As of mid-November, Brent crude is trading at just under $80 a barrel and many analysts are now saying prices in 2015 could be much worse. Some even say $50 a barrel is a more realistic figure than $100 a barrel if Saudi Arabia is serious about wanting to nullify the threat of unconventional oil production from the US.
The scene is now set for what is expected to a fraught Opec meeting when the 12-member oil producers group meets in Vienna on 27 November to discuss production levels and how best to shore up oil prices.
There is a definite feeling from some Opec members, such as Iran and Venezuela, that production cuts are essential to arrest the decline of the oil price and try to push it back to as close to $100 a barrel as possible. However, unilateral cuts appear unlikely as international sanctions against Iran are ongoing and countries, such as Libya and Iraq, are looking to maintain or even ramp up production to rebuild their respective post-war economies.
This means many Opec members expect Saudi Arabia to shoulder the burden of most agreed cuts. However, Riyadh has made it extremely clear that this will not happen and will only agree to production cuts if an effort is made by all members to curb output.

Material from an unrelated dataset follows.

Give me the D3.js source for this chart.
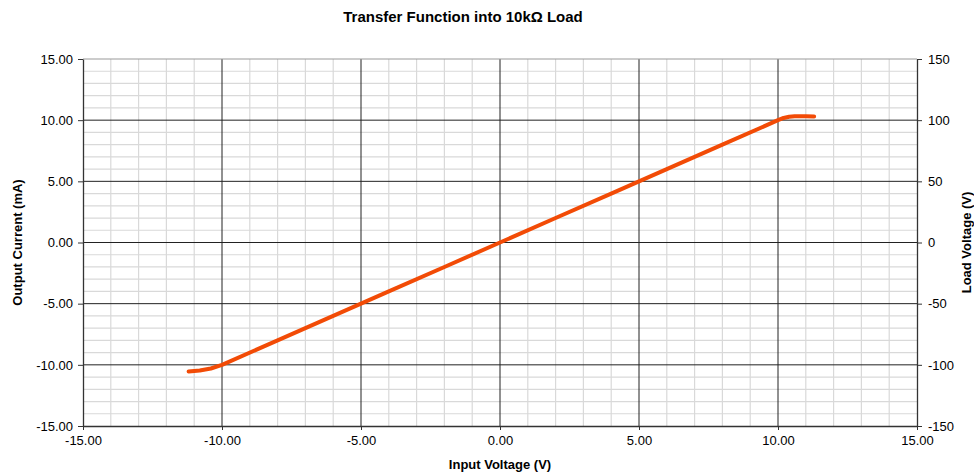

What the exact outcome of the meeting will bring is unknown, but it is clear Opec is becoming more fractious. Members are now looking to shore up their own markets and ensure their key clients long-term energy needs are prioritised over short-term price fluctuations.
Riyadh will not have not forgotten the disastrous Opec meeting in June 2011, where it pushed for increased production to arrest the sharp increase in the oil price only to be outmanoeuvred by Iran and Venezuela.
Iran and Venezuela need higher oil prices to balance their respective budgets much more than Saudi Arabia. Riyadh also knows that the longer it keeps output high, the more bargaining power it will have on 27 November.